Thursday, December 9, 2010

Patriotism and the Christian

How patriotic should the Christian be? In the United States we tend to live between political extremes.  The super patriots who say the country can do no wrong and the hyper critics who say we can do no right.  Where should the Christian come in on this?

The Bible says we should honor and be subject to the governing authorities (Romans 13:1-7; 1 Peter 2:13-17), but it also says there is a time we have to serve God rather than men (Acts 4:19,20; Daniel 3:17,18). The Christian cannot take the position of unquestioning obedience or total hostility.  I must respect and be subject to my country's leaders and laws as far as I can with a good conscience, even if they are questionable leaders and laws.  (The ruler at the time Paul and Peter wrote was Nero, an immoral tyrant.)  But there comes a time when I must stand up and be counted for what is right.  This is true no matter what nation I live in.  The truth is we are all sinners (Romans 3:23; Isaiah 64:6; Jeremiah 17:9), and there is no perfect nation and no perfect government.

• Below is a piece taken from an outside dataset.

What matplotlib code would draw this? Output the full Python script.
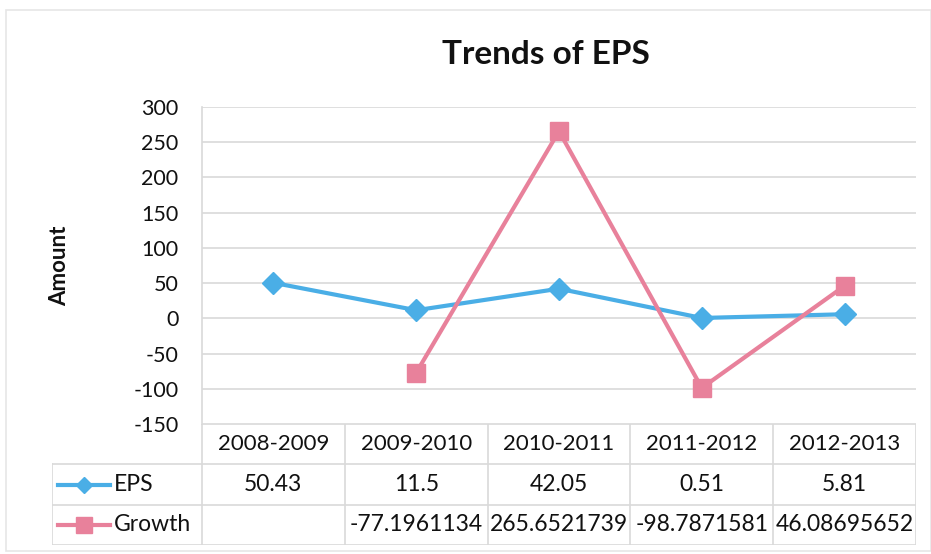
import numpy as np
import matplotlib
matplotlib.use('Agg')
from matplotlib import pyplot as plt
from matplotlib.patches import Rectangle

# yearly figures for the EPS trend chart
years = ['2008-2009', '2009-2010', '2010-2011', '2011-2012', '2012-2013']
eps = [50.43, 11.5, 42.05, 0.51, 5.81]
growth = [None, -77.1961134, 265.6521739, -98.7871581, 46.08695652]
y_ticks = [-150, -100, -50, 0, 50, 100, 150, 200, 250, 300]

EPS_COLOR = '#4aaee6'
GROWTH_COLOR = '#e8819b'
GRID_COLOR = '#d9d9d9'
TEXT_COLOR = '#111111'
FONT = 'Lato'

W, H = 931, 554


def fx(px):
    return px / W


def fy(py):
    return 1 - py / H


def to_float(vals):
    return np.array([np.nan if v is None else v for v in vals], dtype=float)


def fmt(v):
    return '' if v is None else str(v)


def main():
    plt.rcParams['font.family'] = [FONT, 'DejaVu Sans']
    plt.rcParams['axes.unicode_minus'] = False
    fig = plt.figure(figsize=(W / 100, H / 100), dpi=100)

    # outer chart border
    fig.patches.append(Rectangle((fx(6), fy(551)), fx(W - 6), fy(10) - fy(551),
                                 transform=fig.transFigure, fill=False,
                                 edgecolor='#e6e6e6', linewidth=1.2))

    left, right, top, bottom = 202, 916, 107, 424
    ax = fig.add_axes([fx(left), fy(bottom), fx(right - left), fy(top) - fy(bottom)])
    x = np.arange(len(years))
    ax.plot(x, to_float(eps), color=EPS_COLOR, lw=3, marker='D', ms=11,
            zorder=3, solid_capstyle='round')
    ax.plot(x, to_float(growth), color=GROWTH_COLOR, lw=3, marker='s', ms=13,
            zorder=3, solid_capstyle='round')
    ax.set_xlim(-0.5, len(years) - 0.5)
    ax.set_ylim(y_ticks[0], y_ticks[-1])
    ax.set_yticks(y_ticks)
    ax.set_xticks([])
    ax.tick_params(axis='y', length=0, pad=17, labelsize=15.5, labelcolor=TEXT_COLOR)
    ax.grid(axis='y', color=GRID_COLOR, lw=1.2)
    ax.set_axisbelow(True)
    for side in ['top', 'right', 'bottom']:
        ax.spines[side].set_visible(False)
    ax.spines['left'].set_color(GRID_COLOR)
    ax.spines['left'].set_linewidth(1.2)

    fig.text(fx(546), fy(55), 'Trends of EPS', ha='center', va='center',
             fontsize=24, fontweight='bold', color=TEXT_COLOR)
    fig.text(fx(60), fy(266), 'Amount', rotation=90, ha='center', va='center',
             fontsize=16, fontweight='bold', color=TEXT_COLOR)

    # data table under the plot, columns lined up with the categories
    t_left, t_bottom = 52, 545
    col_w = (right - left) / len(years)
    lab_w = (left - t_left) / col_w
    tax = fig.add_axes([fx(t_left), fy(t_bottom), fx(right - t_left), fy(bottom) - fy(t_bottom)])
    tax.set_xlim(-0.5 - lab_w, len(years) - 0.5)
    tax.set_ylim(3, 0)
    tax.axis('off')
    x0 = -0.5 - lab_w
    xe = len(years) - 0.5
    lc = dict(color=GRID_COLOR, lw=1.2)
    tax.plot([-0.5, xe], [0, 0], **lc)
    for r in (1, 2, 3):
        tax.plot([x0, xe], [r, r], **lc)
    for i in range(len(years) + 1):
        tax.plot([i - 0.5, i - 0.5], [0, 3], **lc)
    tax.plot([x0, x0], [1, 3], **lc)

    fs = 16.5
    for i, yr in enumerate(years):
        tax.text(i, 0.5, yr, ha='center', va='center', fontsize=fs - 0.5, color=TEXT_COLOR)
        tax.text(i, 1.5, fmt(eps[i]), ha='center', va='center', fontsize=fs, color=TEXT_COLOR)
        tax.text(i, 2.5, fmt(growth[i]), ha='center', va='center', fontsize=fs, color=TEXT_COLOR)

    def px2x(px):
        return (px - left) / col_w - 0.5

    rows = [('EPS', EPS_COLOR, 'D', 8, 1.5), ('Growth', GROWTH_COLOR, 's', 11, 2.5)]
    for name, color, mk, ms, yc in rows:
        tax.plot([px2x(58), px2x(110)], [yc, yc], color=color, lw=3)
        tax.plot([px2x(84)], [yc], color=color, marker=mk, ms=ms, lw=0)
        tax.text(px2x(114), yc, name, ha='left', va='center', fontsize=fs, color=TEXT_COLOR)

    fig.savefig('out.png', dpi=100)


if __name__ == '__main__':
    main()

But patriotism generally involves more than just the question of obedience or disobedience; it involves the  love of country, which is more complex.  Scripture does not address this directly, but it does mention the appropriateness of natural affections, of which patriotism is clearly one (Romans 1:31; 2 Timothy 3:3).  We also have examples of such sentiments in Scripture (Lamentations 1; Habakkuk 1:12-17; 1 Samuel 26:19).  But we also are not to put anything before God (Exodus 20:3; Matthew 22:37; Luke 14:26), and we need to see this world as not our final home (1 Peter 2:11; Hebrews 11:13).  This is a delicate balance.

I would follow G. K. Chesterton and C. S. Lewis as seeing the basic idea behind patriotism as the idea of home, the place I grew up, my familiar associations, a shared history and a shared heritage.  The person who has this kind of patriotism will understand why people from other nations would also love their home.  They will also love their nation, even if it is not perfect, and will be willing because they love it to correct its failings as far as possible. If I love something because it is perfect, I will be in danger of rejecting it when it proves it is not.  But if I love something because it is mine, then I will love it with its faults, but nonetheless be willing to do what I can to correct them.  True love is after the pattern of the love of God, which loved us enough, in spite of our being in rebellion against Him, to send Christ to die for us (Romans 5:6-8), but which will not settle for anything less than our becoming a perfect church, without spot or wrinkle (Ephesians  5:25-27).  Our loves need to follow the same pattern.